There are clear decisions in the bullpen based on usage that Kyle Finnegan and James Bourque are the likeliest to go, but the lines are not as clear on the position side of the ledger. The least used player has been Wilmer Difo who has no at-bats, and Emilio Bonifacio has taken on the spot that Difo would normally fill as a utility man. Bonifacio has one of the costliest mistakes of the season on his record as he over-slid third base on a steal attempt and was tagged out. Neither of those players have remaining minor’s options which would force the team to DFA them. The other choice is optioning Andrew Stevenson to Fredericksburg. You would expect manager Dave Martinez will hold onto Harrison longer to give him a fair opportunity to prove himself. From those four position players’ names, Stevenson has contributed the most with some gritty at-bats, but sometimes this is just a numbers game and a player with options is the one who is cut.

The difference a day makes, it looked like Carter Kieboom was going to be the easy choice to be sent to Fredericksburg then Howie Kendrick hurt his back and was scratched from Wednesday’s game, and Kieboom got the start and snapped into place and was a key in the two-game “road” sweep of the Blue Jays in Nationals Park. Of course, everything right now is in small sample sizes. If you go by Fangraphs WAR, the struggling Kendrick is the weakest link on the team batting just .125 and a -0.3 WAR. The World Series hero will be fine in the long-run and his balky back was probably bothering him all along. He took some good hacks in the sim game over the weekend.

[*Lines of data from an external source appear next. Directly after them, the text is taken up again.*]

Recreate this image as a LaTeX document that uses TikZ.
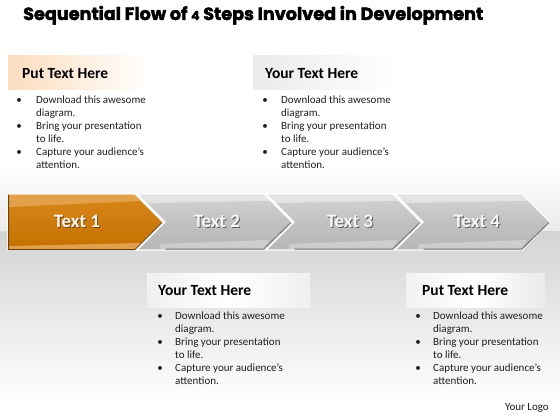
\documentclass[tikz,border=0pt]{standalone}
\usepackage{fontspec}
\setmainfont{Carlito}
\newfontfamily\titlefont{Poppins}[FakeBold=2.2]
\usetikzlibrary{calc}
\definecolor{orA}{HTML}{C47000}
\definecolor{orB}{HTML}{D8871A}
\definecolor{orL}{HTML}{EDB46A}
\definecolor{orD}{HTML}{6E4210}
\definecolor{grA}{HTML}{D4D4D4}
\definecolor{grB}{HTML}{B6B6B6}
\definecolor{grD}{HTML}{747474}
\definecolor{peach}{HTML}{FCDDBE}
\tikzset{
  headtxt/.style={anchor=base west,inner sep=0pt,font=\fontsize{15.5}{18}\selectfont\bfseries,text=black},
  bodytxt/.style={anchor=base west,inner sep=0pt,font=\fontsize{11}{13}\selectfont,text=black!88},
  bul/.style={anchor=base,inner sep=0pt,font=\fontsize{11}{13}\selectfont,text=black!88},
  arrowtxt/.style={inner sep=0pt,font=\fontsize{19}{22}\selectfont\bfseries},
  grayarrow/.style={draw=white,line width=1.2pt,top color=grA,bottom color=grB,middle color=grB!85!white},
  orangearrow/.style={draw=white,line width=1.2pt,top color=orB,bottom color=orA},
}
\begin{document}
\begin{tikzpicture}[x=1pt,y=1pt]
\useasboundingbox (0,0) rectangle (560,-420);
% background
\fill[white] (0,0) rectangle (560,-420);
\shade[top color=white,bottom color=black!8] (0,-165) rectangle (560,-231);
\shade[top color=black!17,bottom color=white] (0,-231) rectangle (560,-405);
% title
\node[anchor=base west,inner sep=0pt] (title) at (23,-20)
  {\resizebox{460pt}{!}{\titlefont\bfseries Sequential Flow of {\fontsize{7}{8}\selectfont 4} Steps Involved in Development}};
% heading boxes
\shade[left color=peach,right color=white] (8,-56) rectangle (150,-90);
\shade[left color=black!8,right color=white] (253,-56) rectangle (398,-90);
\shade[left color=white!94!black,right color=white!94!black,middle color=white] (147,-273) rectangle (310,-307);
\shade[left color=white!95!black,right color=white!92!black,middle color=white] (406,-273) rectangle (545,-307);
\node[headtxt] (h1) at (22,-78) {Put Text Here};
\node[headtxt] (h2) at (265,-78) {Your Text Here};
\node[headtxt] (h3) at (158,-295) {Your Text Here};
\node[headtxt] (h4) at (422,-295) {Put Text Here};
% bullet lists
\foreach \bx/\tx/\by/\nm in {19/36/103.5/a,265/281/103.5/b,160/175/319.5/c,418/433/319.5/d}{
  \node[bul] (\nm b1) at (\bx,-\by) {•};
  \node[bodytxt] (\nm l1) at (\tx,-\by) {Download this awesome};
  \node[bodytxt] (\nm l2) at (\tx,-\by-13) {diagram.};
  \node[bul] (\nm b2) at (\bx,-\by-26) {•};
  \node[bodytxt] (\nm l3) at (\tx,-\by-26) {Bring your presentation};
  \node[bodytxt] (\nm l4) at (\tx,-\by-39) {to life.};
  \node[bul] (\nm b3) at (\bx,-\by-52) {•};
  \node[bodytxt] (\nm l5) at (\tx,-\by-52) {Capture your audience’s};
  \node[bodytxt] (\nm l6) at (\tx,-\by-65) {attention.};
}
% arrows
\foreach \k in {2,3,4}{
  \pgfmathsetmacro{\L}{135+129*(\k-2)+2}
  \pgfmathsetmacro{\R}{135+129*(\k-1)}
  \path[grayarrow] (\L,-194) -- (\R,-194) -- (\R+28,-222) -- (\R,-250) -- (\L,-250) -- (\L+28,-222) -- cycle;
  \fill[white,opacity=0.4] (\L+1,-195) -- (\R,-195) -- (\R+6,-201) -- (\L+7,-203) -- cycle;
  \fill[white,opacity=0.3] (\L+24,-244) -- (\R+5,-240) -- (\R-1,-249) -- (\L+22,-249) -- cycle;
  \draw[grD,line width=1pt] (\L+28.5,-249) -- (\R,-249) -- (\R+27,-222.5);
}
\path[orangearrow] (8,-194) -- (135,-194) -- (163,-222) -- (135,-250) -- (8,-250) -- cycle;
\fill[orL,opacity=0.6] (9,-195) -- (135,-195) -- (141,-201) -- (9,-207) -- cycle;
\fill[orL,opacity=0.7] (9,-246) -- (141,-243) -- (135,-249) -- (9,-249) -- cycle;
\draw[orD,line width=1pt] (8.5,-194.5) -- (8.5,-249.5) -- (135,-249.5) -- (162,-222.5);
% arrow labels
\node[arrowtxt,text=orD] (t1s) at (78,-222) {Text 1};
\node[arrowtxt,text=white!92!orange] (t1) at (77,-221) {Text 1};
\node[arrowtxt,text=black!62] (t2s) at (218,-222) {Text 2};
\node[arrowtxt,text=white!97!black] (t2) at (217,-221) {Text 2};
\node[arrowtxt,text=black!62] (t3s) at (351,-222) {Text 3};
\node[arrowtxt,text=white!97!black] (t3) at (350,-221) {Text 3};
\node[arrowtxt,text=black!62] (t4s) at (478,-222) {Text 4};
\node[arrowtxt,text=white!97!black] (t4) at (477,-221) {Text 4};
% logo
\node[anchor=base east,inner sep=0pt,font=\fontsize{11}{13}\selectfont,text=black!88] (logo) at (549,-410) {Your Logo};
\end{tikzpicture}
\end{document}
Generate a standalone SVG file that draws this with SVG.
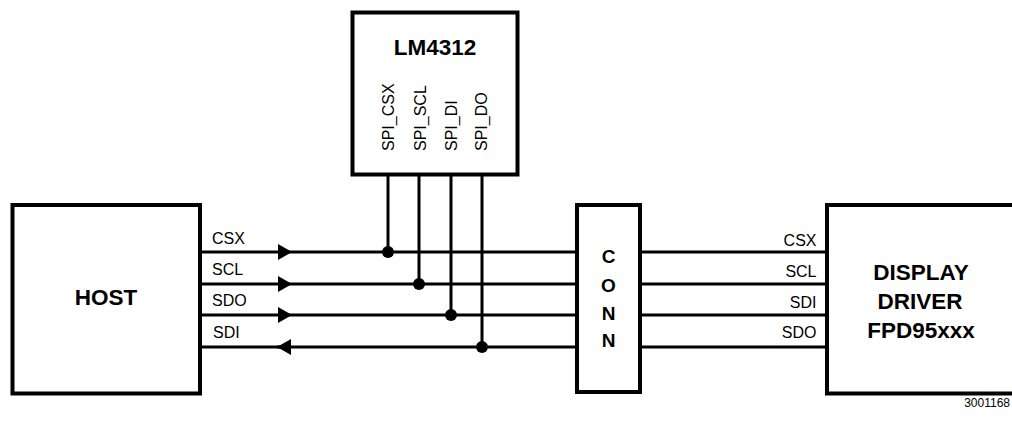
<svg xmlns="http://www.w3.org/2000/svg" width="1012" height="423" viewBox="0 0 1012 423">
<style>
.box{fill:#fff;stroke:#000;stroke-width:4}
.w{stroke:#000;stroke-width:3;fill:none}
.t{font-family:"Liberation Sans",Arial,sans-serif;fill:#000}
.b{font-weight:bold}
.s{font-size:16px}
.big{font-size:22.5px;font-weight:bold;text-anchor:middle}
.c{font-size:19px;font-weight:bold;text-anchor:middle}
.r{text-anchor:end}
.dot{fill:#000}
</style>
<defs>
<marker id="arr" viewBox="0 0 14 16" refX="14" refY="8" markerWidth="14" markerHeight="16" markerUnits="userSpaceOnUse" orient="auto"><path d="M0,0 L14,8 L0,16 Z" fill="#000"/></marker>
</defs>
<g id="connectors">
<path class="w" d="M200,252 H292" marker-end="url(#arr)"/>
<path class="w" d="M200,284 H292" marker-end="url(#arr)"/>
<path class="w" d="M200,315 H292" marker-end="url(#arr)"/>
<path class="w" d="M577,347 H277" marker-end="url(#arr)"/>
<path class="w" d="M200,347 H280"/>
<path class="w" d="M292,252 H577"/>
<path class="w" d="M292,284 H577"/>
<path class="w" d="M292,315 H577"/>
<path class="w" d="M640,252 H827"/>
<path class="w" d="M640,284 H827"/>
<path class="w" d="M640,315 H827"/>
<path class="w" d="M640,347 H827"/>
<path class="w" d="M388,175 V252"/>
<path class="w" d="M419,175 V284"/>
<path class="w" d="M451,175 V315"/>
<path class="w" d="M482,175 V347"/>
<circle class="dot" cx="388" cy="252" r="6"/>
<circle class="dot" cx="419" cy="284" r="6"/>
<circle class="dot" cx="451" cy="315" r="6"/>
<circle class="dot" cx="482" cy="347" r="6"/>
</g>
<g id="lm4312">
<rect class="box" x="352.5" y="12.5" width="165" height="162"/>
<text class="t big" x="435" y="55">LM4312</text>
<text class="t s" transform="translate(394,151) rotate(-90)">SPI_CSX</text>
<text class="t s" transform="translate(425.5,151) rotate(-90)">SPI_SCL</text>
<text class="t s" transform="translate(457,151) rotate(-90)">SPI_DI</text>
<text class="t s" transform="translate(487,151) rotate(-90)">SPI_DO</text>
</g>
<g id="host">
<rect class="box" x="12.5" y="205" width="187.5" height="188.5"/>
<text class="t big" x="106" y="305">HOST</text>
<text class="t s" x="212" y="244">CSX</text>
<text class="t s" x="212" y="275">SCL</text>
<text class="t s" x="212" y="306">SDO</text>
<text class="t s" x="213" y="338">SDI</text>
</g>
<g id="conn">
<rect class="box" x="577" y="205" width="63" height="187"/>
<text class="t c" x="608.5" y="263">C</text>
<text class="t c" x="608.5" y="292">O</text>
<text class="t c" x="608.5" y="320">N</text>
<text class="t c" x="608.5" y="347">N</text>
</g>
<g id="display">
<path class="box" d="M1014,205 H827 V393.5 H1014"/>
<text class="t big" x="921" y="280">DISPLAY</text>
<text class="t big" x="920" y="309">DRIVER</text>
<text class="t big" x="921" y="338">FPD95xxx</text>
<text class="t s r" x="816.5" y="246">CSX</text>
<text class="t s r" x="816.5" y="277">SCL</text>
<text class="t s r" x="816.5" y="308">SDI</text>
<text class="t s r" x="816.5" y="338">SDO</text>
</g>
<text class="t r" x="1010" y="407" font-size="12">3001168</text>
</svg>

Another possibility is that a player like Eric Thames who also hurt his back could end up on the 10-day IL opening up a roster spot or general manager Mike Rizzo makes a move that nobody saw coming.

Keep in mind that we are also exactly four weeks from the August 31st trade deadline, and at that point rosters are supposed to be at 26-players for the remainder of the season. Basically, there will be more moves to come, and all of those names mentioned of players on the fence could be gone at some point.

The toughest point will come if rosters are reduced to twenty-six players. The bullpen when healthy will be difficult to get if they have to make a choice of just eight players as well as whittling the bench to five players.

With the weekend postponements, Martinez will re-seed his starting rotation with Patrick Corbin on Tuesday and  Max Scherzer pitching on Wednesday in this two-game Mets series in Nationals Park. With all of the postponements,  this will be Corbin’s second start of the season and Scherzer’s third start. If weather reports are accurate, a tropical storm is going to blow through Washington, D.C. late tonight and cancel any outdoor games on early Tuesday. Updated reports should give a clear window for the 7:05 pm start-time and if a postponement was necessary it could force a doubleheader of seven inning games on Wednesday utilizing the new twin-bill format for 2020.

Strasburg is throwing a bullpen session on Wednesday, and could be available to pitch over the weekend and that is a ‘wait and see’ on where he seeds into the rotation.

“We’ll have another conversation with [Strasburg] … and see what he wants to do,” Martinez said. “If he wants to, we can simulate a game on Wednesday for him, where he can face a couple batters, but that will be totally his call.”

Clearly there are several moving parts and if Kendrick and Thames are both healthy, the Nats will have their projected lineup ready to go with Soto in the heart of the order.